+++ Collected material
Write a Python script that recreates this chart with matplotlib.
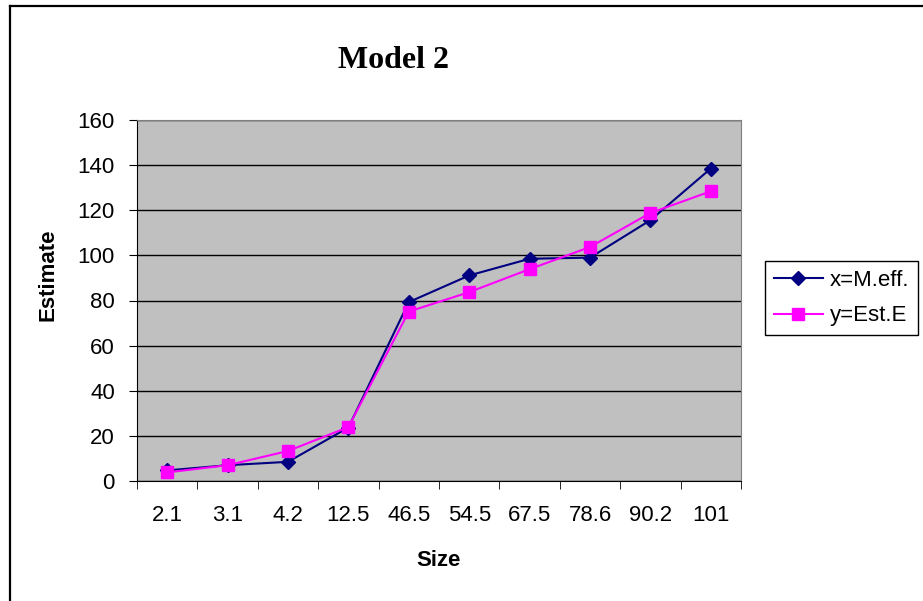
import matplotlib
matplotlib.use("Agg")
import matplotlib.pyplot as plt
from matplotlib.lines import Line2D

# --- data --- #
sizes = ["2.1", "3.1", "4.2", "12.5", "46.5", "54.5", "67.5", "78.6", "90.2", "101"]
m_eff = [4.7, 7.0, 8.5, 23.7, 79.3, 91.1, 98.5, 99.0, 115.6, 138.5]
est_e = [3.8, 7.0, 13.3, 23.9, 75.1, 83.7, 93.9, 103.7, 118.8, 128.4]

W, H = 923, 601
fig = plt.figure(figsize=(W/100, H/100), dpi=100)
fig.patch.set_facecolor("white")

# outer chart frame (only top and left edges are visible in the crop)
fig.lines.append(Line2D([10/W, 1], [1-6/H, 1-6/H], transform=fig.transFigure, color="black", linewidth=1.6))
fig.lines.append(Line2D([10/W, 10/W], [0, 1-6/H], transform=fig.transFigure, color="black", linewidth=1.6))

ax = fig.add_axes([137/W, 1-481/H, 604/W, 361/H])
ax.set_facecolor("#C0C0C0")

x = list(range(len(sizes)))
ax.plot(x, m_eff, color="#000080", marker="D", markersize=7, linewidth=1.5, label="x=M.eff.")
ax.plot(x, est_e, color="#FF00FF", marker="s", markersize=8, linewidth=1.5, label="y=Est.E")

ax.set_ylim(0, 160)
ax.set_yticks(range(0, 161, 20))
ax.set_xlim(-0.5, len(sizes)-0.5)
ax.set_xticks(x)
ax.set_xticklabels(sizes)
ax.set_xticks([i-0.5 for i in range(len(sizes)+1)], minor=True)
ax.tick_params(axis="x", which="major", length=0, pad=17, labelsize=16)
ax.tick_params(axis="x", which="minor", length=6, direction="out", color="black")
ax.tick_params(axis="y", length=6, direction="out", labelsize=16, pad=10)
ax.yaxis.grid(True, color="black", linewidth=1)
ax.set_axisbelow(True)

for side in ["top", "right"]:
	ax.spines[side].set_color("#808080")
for side in ["left", "bottom"]:
	ax.spines[side].set_color("black")

for t in ax.get_xticklabels() + ax.get_yticklabels():
	t.set_family("Liberation Sans")

ax.set_xlabel("Size", fontsize=16, fontweight="bold", family="Liberation Sans", va="center")
ax.xaxis.set_label_coords(0.5, (481-560)/361)
ax.set_ylabel("Estimate", fontsize=16, fontweight="bold", family="Liberation Sans", va="center")
ax.yaxis.set_label_coords((48-137)/604, (481-275)/361)

fig.text(394/W, 1-60/H, "Model 2", ha="center", va="center", fontsize=23,
         fontweight="bold", family="Liberation Serif")

leg = fig.legend(loc="upper left", bbox_to_anchor=(765/W, 1-261/H), frameon=True,
                 fancybox=False, edgecolor="black", framealpha=1,
                 prop={"family": "Liberation Sans", "size": 16},
                 handlelength=2.2, borderpad=0.4, labelspacing=0.65, handletextpad=0.3,
                 borderaxespad=0)
leg.get_frame().set_linewidth(1)

fig.savefig("out.png", dpi=100)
++++++
What needs to be done >> Omit the pictures, and quote the material above exactly as given.

Output of the exercise >>
Write a Python script that recreates this chart with matplotlib.
import matplotlib
matplotlib.use("Agg")
import matplotlib.pyplot as plt
from matplotlib.lines import Line2D

# --- data --- #
sizes = ["2.1", "3.1", "4.2", "12.5", "46.5", "54.5", "67.5", "78.6", "90.2", "101"]
m_eff = [4.7, 7.0, 8.5, 23.7, 79.3, 91.1, 98.5, 99.0, 115.6, 138.5]
est_e = [3.8, 7.0, 13.3, 23.9, 75.1, 83.7, 93.9, 103.7, 118.8, 128.4]

W, H = 923, 601
fig = plt.figure(figsize=(W/100, H/100), dpi=100)
fig.patch.set_facecolor("white")

# outer chart frame (only top and left edges are visible in the crop)
fig.lines.append(Line2D([10/W, 1], [1-6/H, 1-6/H], transform=fig.transFigure, color="black", linewidth=1.6))
fig.lines.append(Line2D([10/W, 10/W], [0, 1-6/H], transform=fig.transFigure, color="black", linewidth=1.6))

ax = fig.add_axes([137/W, 1-481/H, 604/W, 361/H])
ax.set_facecolor("#C0C0C0")

x = list(range(len(sizes)))
ax.plot(x, m_eff, color="#000080", marker="D", markersize=7, linewidth=1.5, label="x=M.eff.")
ax.plot(x, est_e, color="#FF00FF", marker="s", markersize=8, linewidth=1.5, label="y=Est.E")

ax.set_ylim(0, 160)
ax.set_yticks(range(0, 161, 20))
ax.set_xlim(-0.5, len(sizes)-0.5)
ax.set_xticks(x)
ax.set_xticklabels(sizes)
ax.set_xticks([i-0.5 for i in range(len(sizes)+1)], minor=True)
ax.tick_params(axis="x", which="major", length=0, pad=17, labelsize=16)
ax.tick_params(axis="x", which="minor", length=6, direction="out", color="black")
ax.tick_params(axis="y", length=6, direction="out", labelsize=16, pad=10)
ax.yaxis.grid(True, color="black", linewidth=1)
ax.set_axisbelow(True)

for side in ["top", "right"]:
	ax.spines[side].set_color("#808080")
for side in ["left", "bottom"]:
	ax.spines[side].set_color("black")

for t in ax.get_xticklabels() + ax.get_yticklabels():
	t.set_family("Liberation Sans")

ax.set_xlabel("Size", fontsize=16, fontweight="bold", family="Liberation Sans", va="center")
ax.xaxis.set_label_coords(0.5, (481-560)/361)
ax.set_ylabel("Estimate", fontsize=16, fontweight="bold", family="Liberation Sans", va="center")
ax.yaxis.set_label_coords((48-137)/604, (481-275)/361)

fig.text(394/W, 1-60/H, "Model 2", ha="center", va="center", fontsize=23,
         fontweight="bold", family="Liberation Serif")

leg = fig.legend(loc="upper left", bbox_to_anchor=(765/W, 1-261/H), frameon=True,
                 fancybox=False, edgecolor="black", framealpha=1,
                 prop={"family": "Liberation Sans", "size": 16},
                 handlelength=2.2, borderpad=0.4, labelspacing=0.65, handletextpad=0.3,
                 borderaxespad=0)
leg.get_frame().set_linewidth(1)

fig.savefig("out.png", dpi=100)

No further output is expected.